On n’a pas vraiment d’outil pour le mesurer. D’un côté, on pourrait plaider que les nombreux palmarès qui classent Montréal dans les villes où il fait bon vivre nous indiquent que le niveau de bonheur est enviable dans la métropole. Mais de l’autre côté, si on allait faire un vox-pop ces jours-ci pour demander aux Montréalais comment ils se sentent, je ne suis pas certaine que c’est le mot « bonheur » qui viendrait en premier…

Je ne crois pas non plus que les Montréalais ont un sentiment de bonheur plus élevé que les gens de Québec ou de Laval, deux villes dirigées par des hommes.

Par contre, je dirais que Valérie Plante partage certaines valeurs avec les Islandais et les Finlandais.
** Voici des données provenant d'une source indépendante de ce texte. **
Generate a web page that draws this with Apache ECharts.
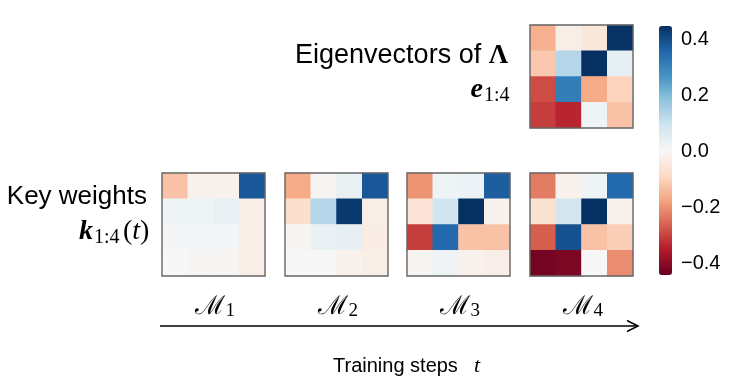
<!DOCTYPE html>
<html><head><meta charset="utf-8">
<script src="https://cdn.jsdelivr.net/npm/echarts@6/dist/echarts.min.js"></script>
<style>html,body{margin:0;padding:0;background:#fff}#c{width:731px;height:390px}</style>
</head><body><div id="c"></div>
<script>
// ---- data ----
const rowLabels = ['1', '2', '3', '4'];
const colLabels = ['1', '2', '3', '4'];
const eigenvectors = [
  [-0.16, -0.03, -0.05, 0.44],
  [-0.12, 0.13, 0.445, 0.04],
  [-0.29, 0.31, -0.17, -0.10],
  [-0.31, -0.34, 0.02, -0.13]
];
const keyM1 = [
  [-0.13, -0.02, -0.02, 0.38],
  [0.02, 0.02, 0.035, -0.03],
  [0.01, 0.01, 0.01, -0.03],
  [0.0, -0.005, -0.01, -0.03]
];
const keyM2 = [
  [-0.17, -0.01, 0.035, 0.38],
  [-0.08, 0.13, 0.43, -0.03],
  [-0.01, 0.03, 0.04, -0.035],
  [0.0, 0.0, -0.02, -0.03]
];
const keyM3 = [
  [-0.20, 0.02, 0.025, 0.37],
  [-0.06, 0.09, 0.445, -0.02],
  [-0.31, 0.35, -0.13, -0.13],
  [-0.01, 0.02, -0.02, -0.03]
];
const keyM4 = [
  [-0.23, -0.02, 0.02, 0.35],
  [-0.065, 0.085, 0.445, -0.02],
  [-0.27, 0.39, -0.13, -0.11],
  [-0.43, -0.42, 0.0, -0.21]
];
const stageLabels = ['1', '2', '3', '4'];
const colorbarMin = -0.445, colorbarMax = 0.445;
const colorbarTickMin = -0.4, colorbarTickMax = 0.4, colorbarTickStep = 0.2;
const rdbu = ['#67001f', '#b2182b', '#d6604d', '#f4a582', '#fddbc7', '#f7f7f7',
  '#d1e5f0', '#92c5de', '#4393c3', '#2166ac', '#053061'];

// ---- layout ----
const matrices = [eigenvectors, keyM1, keyM2, keyM3, keyM4];
const gridBoxes = [
  { left: 530, top: 25 },
  { left: 162, top: 173 },
  { left: 285, top: 173 },
  { left: 407, top: 173 },
  { left: 530, top: 173 }
];
const CELL = 103;

const toCells = m => m.flatMap((row, r) => row.map((v, c) => [c, r, v]));

const grid = gridBoxes.map(b => ({
  left: b.left, top: b.top, width: CELL, height: CELL,
  show: true, z: 10, backgroundColor: 'transparent',
  borderColor: '#666', borderWidth: 1.4
}));
grid.push({ left: 659, top: 39.3, width: 13, height: 224 });

const xAxis = gridBoxes.map((b, i) => ({ type: 'category', data: colLabels, gridIndex: i, show: false }));
const yAxis = gridBoxes.map((b, i) => ({ type: 'category', data: rowLabels, gridIndex: i, inverse: true, show: false }));
xAxis.push({ type: 'value', gridIndex: 5, show: false, min: 0, max: 1 });
yAxis.push({
  type: 'value', gridIndex: 5, position: 'right',
  min: colorbarTickMin, max: colorbarTickMax, interval: colorbarTickStep,
  axisLine: { show: false },
  axisTick: { show: true, length: 4, lineStyle: { color: '#000', width: 1 } },
  splitLine: { show: false },
  axisLabel: {
    margin: 9, color: '#000', fontSize: 20, fontFamily: 'Liberation Sans',
    formatter: v => (v < -1e-9 ? '\u2212' : '') + Math.abs(v).toFixed(1)
  }
});

const series = matrices.map((m, i) => ({
  type: 'heatmap', xAxisIndex: i, yAxisIndex: i, data: toCells(m),
  emphasis: { disabled: true }, itemStyle: { borderWidth: 0 }
}));

const serif = 'Liberation Serif';
const sans = 'Liberation Sans';
const graphic = [
  { type: 'text', x: 508, y: 56, style: {
      text: '{a|Eigenvectors of }{b|\u039B}', align: 'right', verticalAlign: 'middle',
      rich: { a: { fontSize: 27, fontFamily: sans, fill: '#000' },
              b: { fontSize: 27, fontFamily: serif, fontWeight: 'bold', fill: '#000' } } } },
  { type: 'text', x: 483, y: 90, style: { text: 'e', align: 'right', verticalAlign: 'middle',
      fontSize: 28, fontFamily: serif, fontWeight: 'bold', fontStyle: 'italic', fill: '#000' } },
  { type: 'text', x: 484, y: 96, style: { text: '1:4', align: 'left', verticalAlign: 'middle',
      fontSize: 20, fontFamily: serif, fill: '#000' } },

  { type: 'text', x: 147, y: 197, style: { text: 'Key weights', align: 'right', verticalAlign: 'middle',
      fontSize: 26, fontFamily: sans, fill: '#000' } },
  { type: 'text', x: 93, y: 232, style: { text: 'k', align: 'right', verticalAlign: 'middle',
      fontSize: 28, fontFamily: serif, fontWeight: 'bold', fontStyle: 'italic', fill: '#000' } },
  { type: 'text', x: 94, y: 238, style: { text: '1:4', align: 'left', verticalAlign: 'middle',
      fontSize: 20, fontFamily: serif, fill: '#000' } },
  { type: 'text', x: 123, y: 232, style: {
      text: '{p|(}{i|t}{p|)}', align: 'left', verticalAlign: 'middle',
      rich: { p: { fontSize: 28, fontFamily: serif, fill: '#000' },
              i: { fontSize: 28, fontFamily: serif, fontStyle: 'italic', fill: '#000' } } } },

  { type: 'line', shape: { x1: 160, y1: 326, x2: 637, y2: 326 }, style: { stroke: '#000', lineWidth: 1.5 } },
  { type: 'polyline', shape: { points: [[627, 320.5], [638, 326], [627, 331.5]] },
    style: { stroke: '#000', lineWidth: 1.5, fill: null } },

  { type: 'text', x: 333, y: 366, style: { text: 'Training steps', align: 'left', verticalAlign: 'middle',
      fontSize: 20, fontFamily: sans, fill: '#000' } },
  { type: 'text', x: 474, y: 366, style: { text: 't', align: 'left', verticalAlign: 'middle',
      fontSize: 22, fontFamily: serif, fontStyle: 'italic', fill: '#000' } }
];
stageLabels.forEach((s, i) => {
  const b = gridBoxes[i + 1];
  const cx = b.left + CELL / 2 + 11.5;
  graphic.push({ type: 'text', x: cx, y: 307, style: { text: '\u2133', align: 'right', verticalAlign: 'middle',
      fontSize: 26, fontFamily: 'DejaVu Serif', fill: '#000' } });
  graphic.push({ type: 'text', x: cx + 0.5, y: 311, style: { text: s, align: 'left', verticalAlign: 'middle',
      fontSize: 19, fontFamily: serif, fill: '#000' } });
});

const chart = echarts.init(document.getElementById('c'), null, { renderer: 'canvas' });
chart.setOption({
  animation: false,
  backgroundColor: '#fff',
  grid, xAxis, yAxis, series, graphic,
  visualMap: {
    type: 'continuous', min: colorbarMin, max: colorbarMax,
    seriesIndex: [0, 1, 2, 3, 4], calculable: false, orient: 'vertical',
    left: 659, top: 26, itemWidth: 13, itemHeight: 249, padding: 0,
    text: null, showLabel: false, hoverLink: false,
    inRange: { color: rdbu }
  }
});
</script></body></html>
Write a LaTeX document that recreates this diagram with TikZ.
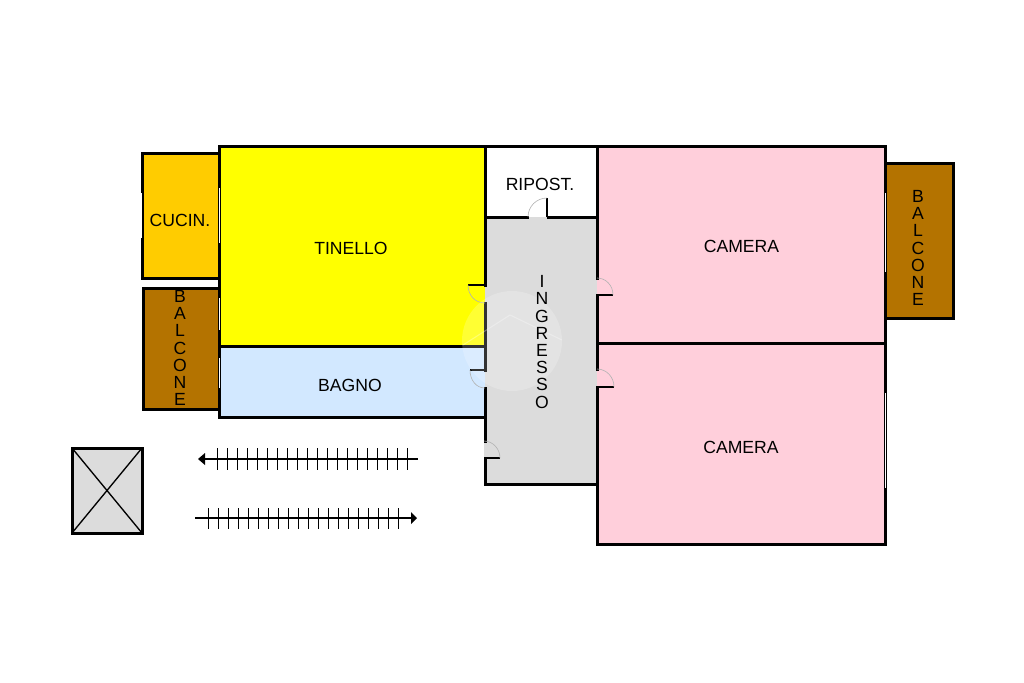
\documentclass[tikz,border=0pt]{standalone}
\usepackage{fontspec}
\setmainfont{Liberation Sans}
\definecolor{tinello}{HTML}{FFFF00}
\definecolor{bagno}{HTML}{D2E8FF}
\definecolor{cam}{HTML}{FFCFDB}
\definecolor{hall}{HTML}{DCDCDC}
\definecolor{cucina}{HTML}{FFCC00}
\definecolor{balc}{HTML}{B47300}
\tikzset{
  wall/.style={line width=2.25pt,line cap=rect},
  leaf/.style={line width=0.9pt},
  swing/.style={line width=0.45pt,draw=gray!60},
  glass/.style={line width=0.5pt,draw=white},
  stairline/.style={line width=1.3pt},
  tread/.style={line width=0.75pt},
  lbl/.style={inner sep=0pt,font=\fontsize{13.2}{13}\selectfont},
  vlbl/.style={inner sep=0pt,align=center,font=\fontsize{13.2}{12.9}\selectfont},
}
\begin{document}
\begin{tikzpicture}[x=0.75pt,y=-0.75pt]
\useasboundingbox (0,0) rectangle (1024,682);
\fill[white] (0,0) rectangle (1024,682);
% room fills
\fill[tinello] (219,146) rectangle (485,346);
\fill[bagno] (219,346) rectangle (485,417);
\fill[white] (485,146) rectangle (597,217);
\fill[hall] (485,217) rectangle (597,484);
\fill[cam] (597,146) rectangle (885,343);
\fill[cam] (597,343) rectangle (885,544);
% balconies and kitchen
\draw[wall,fill=cucina] (219,153) -- (142,153) -- (142,278) -- (219,278);
\draw[wall,fill=balc] (219,288) -- (143,288) -- (143,409) -- (219,409);
\draw[wall,fill=balc] (885,163) -- (953,163) -- (953,318) -- (885,318);
% door swing areas
\fill[tinello] (468,285) rectangle (485,303);
\fill[bagno] (470,370) rectangle (485,388);
\fill[cam] (597,278) rectangle (613,295);
\fill[cam] (597,369) rectangle (614,387);
\fill[hall] (484,441) rectangle (500,458);
% walls
\draw[wall] (219,146) -- (885,146) -- (885,544) -- (597,544);
\draw[wall] (219,146) -- (219,417) -- (485,417);
\draw[wall] (219,346) -- (485,346);
\draw[wall] (597,343) -- (885,343);
\draw[wall] (485,146) -- (485,285);
\draw[wall] (485,303) -- (485,370);
\draw[wall] (485,388) -- (485,441);
\draw[wall] (485,458) -- (485,484) -- (597,484);
\draw[wall] (485,217) -- (527,217);
\draw[wall] (548,217) -- (597,217);
\draw[wall] (597,146) -- (597,278);
\draw[wall] (597,295) -- (597,369);
\draw[wall] (597,387) -- (597,544);
% doors
\draw[leaf] (547,217) -- (547,198);
\draw[swing] (547,198) .. controls (536.5,198) and (528,206.5) .. (528,217);
\draw[leaf] (485,285) -- (468,285);
\draw[swing] (468,285) .. controls (468,295) and (475,303) .. (485,303);
\draw[leaf] (485,370) -- (470,370);
\draw[swing] (470,370) .. controls (470,380) and (476,388) .. (485,388);
\draw[leaf] (597,295) -- (613,295);
\draw[swing] (597,278) .. controls (606,278) and (613,285.5) .. (613,295);
\draw[leaf] (597,387) -- (614,387);
\draw[swing] (597,369) .. controls (606.5,369) and (614,377) .. (614,387);
\draw[leaf] (484,458) -- (500,458);
\draw[swing] (484,441) .. controls (493,441) and (500,449) .. (500,458);
% windows
\draw[glass] (141.5,193) -- (141.5,238);
\draw[glass] (219.5,188) -- (219.5,243);
\draw[glass] (219.5,298) -- (219.5,330);
\draw[glass] (219.5,358) -- (219.5,388);
\draw[glass] (885,193) -- (885,272);
\draw[glass] (885,393) -- (885,488);
% lift shaft
\draw[wall,fill=hall] (72,448) rectangle (142,533);
\draw[line width=1pt] (72,448) -- (142,533);
\draw[line width=1pt] (142,448) -- (72,533);
% stairs
\draw[stairline] (203,459) -- (418,459);
\fill (198,459) -- (205,453) -- (205,465) -- cycle;
\foreach \i in {0,...,19} \draw[tread] ({217+10*\i},448) -- ({217+10*\i},470);
\draw[stairline] (195,518) -- (412,518);
\fill (417,518) -- (411,512) -- (411,524) -- cycle;
\foreach \i in {0,...,19} \draw[tread] ({208+10*\i},508) -- ({208+10*\i},529);
% labels
\node[lbl] (cucin) at (180,220) {CUCIN.};
\node[lbl] (tin) at (351,248.5) {TINELLO};
\node[lbl] (bag) at (350,385.5) {BAGNO};
\node[lbl] (rip) at (540,184.5) {RIPOST.};
\node[lbl] (cam1) at (741.5,246.5) {CAMERA};
\node[lbl] (cam2) at (741,447.5) {CAMERA};
\node[vlbl] (balL) at (180,348) {B\\A\\L\\C\\O\\N\\E};
\node[vlbl] (balR) at (918,248) {B\\A\\L\\C\\O\\N\\E};
% watermark
\fill[white,opacity=0.2] (512,341) circle[radius=50];
\draw[white,opacity=0.3,line width=0.8pt] (463,345) -- (510,315) -- (562,340);
\node[vlbl] (ing) at (542,342) {I\\N\\G\\R\\E\\S\\S\\O};
\end{tikzpicture}
\end{document}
Elle essaie de mettre en place des processus de démocratie participative, elle travaille à améliorer le vivre-ensemble et souhaite, par ses valeurs plus écologiques, offrir une meilleure qualité de vie à ses citoyens. Ça, c’est sur papier.

Est-ce que sa vision se traduit dans la réalité ? Il est trop tôt pour le dire, mais une chose semble évidente : elle affronte des vents de face. On a beau avoir des idées différentes, si le contexte n’est pas favorable pour les implanter, la partie est loin d’être gagnée.

Je dirais que la présence de Valérie Plante dans le documentaire d’Hugo Latulippe vient mettre en lumière les limites de l’action des femmes en politique. Pour pouvoir changer les choses en profondeur, il faut que les femmes soient présentes en plus grand nombre.

Seules ou isolées, elles ne peuvent pas faire de miracles.

Valérie Plante a peu ou pas de contrôle sur l’itinérance, l’immigration ou la crise du logement, des dossiers qui ont un gros impact sur le bonheur des Montréalais.

Au fond, ce que nous fait réaliser cette réflexion sur le bonheur et la gouvernance d’Hugo Latulippe, c’est à quel point il reste des obstacles à surmonter pour que nos gouvernements soient plus représentatifs et plus efficaces.

Comme le dit Frédéric Lenoir, philosophe chouchou des Québécois, interviewé dans le documentaire : « Un des principaux problèmes des sociétés est l’avènement de la société patriarcale, parce qu’elle a imposé des valeurs de domination, de prédation et de compétition. »

La bonne nouvelle, ajoute-t-il, « c’est que l’humanité est en train de s’apercevoir que pour ne pas aller tout droit dans le mur – puisque la catastrophe écologique est liée à toutes ces valeurs de domination et de prédation –, il faut sortir de cette logique ».

Selon le philosophe, nos sociétés sont à un tournant et doivent aller davantage vers des logiques « typiquement féminines » (ce sont ses mots) de collaboration, d’empathie et d’intériorité.

Des valeurs, tient-il à préciser (et je suis d’accord avec lui !), qui peuvent aussi être défendues par des hommes.